▶ _EXERCISE BRIEF_
Reproduce the data exactly and drop any pictures it holds.

▶ _SOURCE EXCERPT_
════════════════

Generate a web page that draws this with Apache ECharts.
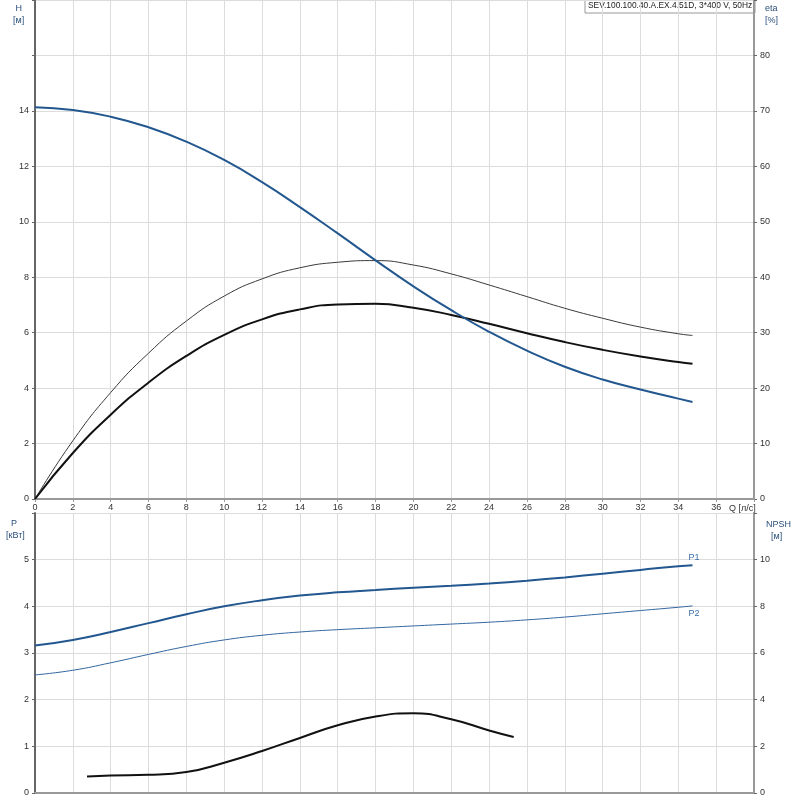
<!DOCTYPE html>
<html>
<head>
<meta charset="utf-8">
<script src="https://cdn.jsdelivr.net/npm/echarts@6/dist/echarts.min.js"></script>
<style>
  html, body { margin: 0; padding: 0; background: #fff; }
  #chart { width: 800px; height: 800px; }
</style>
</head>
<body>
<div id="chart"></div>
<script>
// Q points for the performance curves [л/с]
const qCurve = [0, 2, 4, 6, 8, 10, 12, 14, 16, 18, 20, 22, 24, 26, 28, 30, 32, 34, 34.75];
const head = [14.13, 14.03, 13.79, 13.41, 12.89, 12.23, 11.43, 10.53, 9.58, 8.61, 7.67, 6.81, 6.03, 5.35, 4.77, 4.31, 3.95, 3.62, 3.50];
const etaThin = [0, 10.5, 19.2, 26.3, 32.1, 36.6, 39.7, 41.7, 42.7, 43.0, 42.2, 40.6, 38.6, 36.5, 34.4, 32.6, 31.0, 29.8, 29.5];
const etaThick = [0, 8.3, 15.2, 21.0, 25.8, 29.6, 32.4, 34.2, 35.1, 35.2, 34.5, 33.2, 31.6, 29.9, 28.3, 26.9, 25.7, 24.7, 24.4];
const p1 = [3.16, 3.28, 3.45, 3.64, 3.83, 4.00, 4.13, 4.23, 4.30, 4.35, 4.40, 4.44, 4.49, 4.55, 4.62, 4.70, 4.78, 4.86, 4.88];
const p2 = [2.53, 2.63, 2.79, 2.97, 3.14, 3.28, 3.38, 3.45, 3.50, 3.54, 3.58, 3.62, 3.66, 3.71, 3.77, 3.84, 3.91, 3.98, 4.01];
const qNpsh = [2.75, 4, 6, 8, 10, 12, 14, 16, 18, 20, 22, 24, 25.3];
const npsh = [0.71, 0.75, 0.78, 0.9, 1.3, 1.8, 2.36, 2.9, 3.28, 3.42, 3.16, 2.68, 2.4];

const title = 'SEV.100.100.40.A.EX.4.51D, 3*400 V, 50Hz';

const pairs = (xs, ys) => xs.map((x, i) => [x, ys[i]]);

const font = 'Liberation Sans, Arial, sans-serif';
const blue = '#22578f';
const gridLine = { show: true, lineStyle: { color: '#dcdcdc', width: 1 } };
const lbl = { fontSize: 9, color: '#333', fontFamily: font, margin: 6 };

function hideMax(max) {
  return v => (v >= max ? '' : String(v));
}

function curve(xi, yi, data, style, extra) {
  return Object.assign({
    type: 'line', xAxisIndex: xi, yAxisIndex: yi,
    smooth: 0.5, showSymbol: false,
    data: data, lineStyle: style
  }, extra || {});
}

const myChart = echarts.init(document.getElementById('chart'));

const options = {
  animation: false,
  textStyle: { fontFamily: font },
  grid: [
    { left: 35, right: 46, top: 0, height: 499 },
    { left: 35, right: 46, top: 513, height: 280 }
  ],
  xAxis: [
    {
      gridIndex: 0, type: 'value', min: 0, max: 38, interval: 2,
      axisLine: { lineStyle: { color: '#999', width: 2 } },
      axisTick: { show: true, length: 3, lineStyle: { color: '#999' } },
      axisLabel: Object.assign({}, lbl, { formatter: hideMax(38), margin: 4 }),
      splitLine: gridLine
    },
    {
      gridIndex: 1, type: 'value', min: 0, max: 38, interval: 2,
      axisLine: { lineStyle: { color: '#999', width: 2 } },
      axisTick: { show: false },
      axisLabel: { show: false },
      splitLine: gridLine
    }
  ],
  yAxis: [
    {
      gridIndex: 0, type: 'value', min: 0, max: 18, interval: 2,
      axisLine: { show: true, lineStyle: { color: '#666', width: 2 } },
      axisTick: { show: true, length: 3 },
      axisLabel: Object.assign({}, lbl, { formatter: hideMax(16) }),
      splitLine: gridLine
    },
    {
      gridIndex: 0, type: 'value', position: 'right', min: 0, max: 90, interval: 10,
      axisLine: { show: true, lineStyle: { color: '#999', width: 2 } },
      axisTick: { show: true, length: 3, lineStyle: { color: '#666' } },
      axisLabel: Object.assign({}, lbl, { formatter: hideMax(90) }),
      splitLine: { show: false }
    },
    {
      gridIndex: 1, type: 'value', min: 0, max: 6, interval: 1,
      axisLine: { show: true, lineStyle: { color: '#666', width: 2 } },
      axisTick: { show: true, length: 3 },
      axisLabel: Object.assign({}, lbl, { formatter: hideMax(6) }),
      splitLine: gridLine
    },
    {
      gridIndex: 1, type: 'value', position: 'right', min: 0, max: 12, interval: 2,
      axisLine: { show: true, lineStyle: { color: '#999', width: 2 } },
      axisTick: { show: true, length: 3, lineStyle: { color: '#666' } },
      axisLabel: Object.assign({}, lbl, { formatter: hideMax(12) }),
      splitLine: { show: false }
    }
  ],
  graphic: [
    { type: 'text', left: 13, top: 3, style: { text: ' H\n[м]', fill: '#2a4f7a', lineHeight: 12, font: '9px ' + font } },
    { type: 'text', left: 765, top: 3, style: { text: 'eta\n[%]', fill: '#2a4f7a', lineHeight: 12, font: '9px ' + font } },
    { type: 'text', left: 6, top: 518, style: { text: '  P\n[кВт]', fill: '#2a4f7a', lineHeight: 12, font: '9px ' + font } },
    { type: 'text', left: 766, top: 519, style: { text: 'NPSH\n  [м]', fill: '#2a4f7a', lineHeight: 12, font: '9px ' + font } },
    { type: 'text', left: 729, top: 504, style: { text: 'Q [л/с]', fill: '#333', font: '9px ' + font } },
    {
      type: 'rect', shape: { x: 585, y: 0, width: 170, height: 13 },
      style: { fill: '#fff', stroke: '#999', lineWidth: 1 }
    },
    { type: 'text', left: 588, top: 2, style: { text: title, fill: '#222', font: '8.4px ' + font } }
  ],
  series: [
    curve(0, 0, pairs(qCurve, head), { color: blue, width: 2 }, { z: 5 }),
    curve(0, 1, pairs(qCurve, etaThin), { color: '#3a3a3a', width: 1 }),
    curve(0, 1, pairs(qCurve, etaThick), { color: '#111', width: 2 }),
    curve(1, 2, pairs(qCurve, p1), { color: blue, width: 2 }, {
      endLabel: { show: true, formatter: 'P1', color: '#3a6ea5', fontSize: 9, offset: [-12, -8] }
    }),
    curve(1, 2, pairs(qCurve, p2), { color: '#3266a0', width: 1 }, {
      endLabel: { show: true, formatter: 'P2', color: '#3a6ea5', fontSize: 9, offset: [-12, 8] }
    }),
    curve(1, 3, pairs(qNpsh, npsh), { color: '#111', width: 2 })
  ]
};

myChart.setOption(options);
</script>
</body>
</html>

════════════════

▶ _COMPLETED EXERCISE_
Generate a web page that draws this with Apache ECharts.
<!DOCTYPE html>
<html>
<head>
<meta charset="utf-8">
<script src="https://cdn.jsdelivr.net/npm/echarts@6/dist/echarts.min.js"></script>
<style>
  html, body { margin: 0; padding: 0; background: #fff; }
  #chart { width: 800px; height: 800px; }
</style>
</head>
<body>
<div id="chart"></div>
<script>
// Q points for the performance curves [л/с]
const qCurve = [0, 2, 4, 6, 8, 10, 12, 14, 16, 18, 20, 22, 24, 26, 28, 30, 32, 34, 34.75];
const head = [14.13, 14.03, 13.79, 13.41, 12.89, 12.23, 11.43, 10.53, 9.58, 8.61, 7.67, 6.81, 6.03, 5.35, 4.77, 4.31, 3.95, 3.62, 3.50];
const etaThin = [0, 10.5, 19.2, 26.3, 32.1, 36.6, 39.7, 41.7, 42.7, 43.0, 42.2, 40.6, 38.6, 36.5, 34.4, 32.6, 31.0, 29.8, 29.5];
const etaThick = [0, 8.3, 15.2, 21.0, 25.8, 29.6, 32.4, 34.2, 35.1, 35.2, 34.5, 33.2, 31.6, 29.9, 28.3, 26.9, 25.7, 24.7, 24.4];
const p1 = [3.16, 3.28, 3.45, 3.64, 3.83, 4.00, 4.13, 4.23, 4.30, 4.35, 4.40, 4.44, 4.49, 4.55, 4.62, 4.70, 4.78, 4.86, 4.88];
const p2 = [2.53, 2.63, 2.79, 2.97, 3.14, 3.28, 3.38, 3.45, 3.50, 3.54, 3.58, 3.62, 3.66, 3.71, 3.77, 3.84, 3.91, 3.98, 4.01];
const qNpsh = [2.75, 4, 6, 8, 10, 12, 14, 16, 18, 20, 22, 24, 25.3];
const npsh = [0.71, 0.75, 0.78, 0.9, 1.3, 1.8, 2.36, 2.9, 3.28, 3.42, 3.16, 2.68, 2.4];

const title = 'SEV.100.100.40.A.EX.4.51D, 3*400 V, 50Hz';

const pairs = (xs, ys) => xs.map((x, i) => [x, ys[i]]);

const font = 'Liberation Sans, Arial, sans-serif';
const blue = '#22578f';
const gridLine = { show: true, lineStyle: { color: '#dcdcdc', width: 1 } };
const lbl = { fontSize: 9, color: '#333', fontFamily: font, margin: 6 };

function hideMax(max) {
  return v => (v >= max ? '' : String(v));
}

function curve(xi, yi, data, style, extra) {
  return Object.assign({
    type: 'line', xAxisIndex: xi, yAxisIndex: yi,
    smooth: 0.5, showSymbol: false,
    data: data, lineStyle: style
  }, extra || {});
}

const myChart = echarts.init(document.getElementById('chart'));

const options = {
  animation: false,
  textStyle: { fontFamily: font },
  grid: [
    { left: 35, right: 46, top: 0, height: 499 },
    { left: 35, right: 46, top: 513, height: 280 }
  ],
  xAxis: [
    {
      gridIndex: 0, type: 'value', min: 0, max: 38, interval: 2,
      axisLine: { lineStyle: { color: '#999', width: 2 } },
      axisTick: { show: true, length: 3, lineStyle: { color: '#999' } },
      axisLabel: Object.assign({}, lbl, { formatter: hideMax(38), margin: 4 }),
      splitLine: gridLine
    },
    {
      gridIndex: 1, type: 'value', min: 0, max: 38, interval: 2,
      axisLine: { lineStyle: { color: '#999', width: 2 } },
      axisTick: { show: false },
      axisLabel: { show: false },
      splitLine: gridLine
    }
  ],
  yAxis: [
    {
      gridIndex: 0, type: 'value', min: 0, max: 18, interval: 2,
      axisLine: { show: true, lineStyle: { color: '#666', width: 2 } },
      axisTick: { show: true, length: 3 },
      axisLabel: Object.assign({}, lbl, { formatter: hideMax(16) }),
      splitLine: gridLine
    },
    {
      gridIndex: 0, type: 'value', position: 'right', min: 0, max: 90, interval: 10,
      axisLine: { show: true, lineStyle: { color: '#999', width: 2 } },
      axisTick: { show: true, length: 3, lineStyle: { color: '#666' } },
      axisLabel: Object.assign({}, lbl, { formatter: hideMax(90) }),
      splitLine: { show: false }
    },
    {
      gridIndex: 1, type: 'value', min: 0, max: 6, interval: 1,
      axisLine: { show: true, lineStyle: { color: '#666', width: 2 } },
      axisTick: { show: true, length: 3 },
      axisLabel: Object.assign({}, lbl, { formatter: hideMax(6) }),
      splitLine: gridLine
    },
    {
      gridIndex: 1, type: 'value', position: 'right', min: 0, max: 12, interval: 2,
      axisLine: { show: true, lineStyle: { color: '#999', width: 2 } },
      axisTick: { show: true, length: 3, lineStyle: { color: '#666' } },
      axisLabel: Object.assign({}, lbl, { formatter: hideMax(12) }),
      splitLine: { show: false }
    }
  ],
  graphic: [
    { type: 'text', left: 13, top: 3, style: { text: ' H\n[м]', fill: '#2a4f7a', lineHeight: 12, font: '9px ' + font } },
    { type: 'text', left: 765, top: 3, style: { text: 'eta\n[%]', fill: '#2a4f7a', lineHeight: 12, font: '9px ' + font } },
    { type: 'text', left: 6, top: 518, style: { text: '  P\n[кВт]', fill: '#2a4f7a', lineHeight: 12, font: '9px ' + font } },
    { type: 'text', left: 766, top: 519, style: { text: 'NPSH\n  [м]', fill: '#2a4f7a', lineHeight: 12, font: '9px ' + font } },
    { type: 'text', left: 729, top: 504, style: { text: 'Q [л/с]', fill: '#333', font: '9px ' + font } },
    {
      type: 'rect', shape: { x: 585, y: 0, width: 170, height: 13 },
      style: { fill: '#fff', stroke: '#999', lineWidth: 1 }
    },
    { type: 'text', left: 588, top: 2, style: { text: title, fill: '#222', font: '8.4px ' + font } }
  ],
  series: [
    curve(0, 0, pairs(qCurve, head), { color: blue, width: 2 }, { z: 5 }),
    curve(0, 1, pairs(qCurve, etaThin), { color: '#3a3a3a', width: 1 }),
    curve(0, 1, pairs(qCurve, etaThick), { color: '#111', width: 2 }),
    curve(1, 2, pairs(qCurve, p1), { color: blue, width: 2 }, {
      endLabel: { show: true, formatter: 'P1', color: '#3a6ea5', fontSize: 9, offset: [-12, -8] }
    }),
    curve(1, 2, pairs(qCurve, p2), { color: '#3266a0', width: 1 }, {
      endLabel: { show: true, formatter: 'P2', color: '#3a6ea5', fontSize: 9, offset: [-12, 8] }
    }),
    curve(1, 3, pairs(qNpsh, npsh), { color: '#111', width: 2 })
  ]
};

myChart.setOption(options);
</script>
</body>
</html>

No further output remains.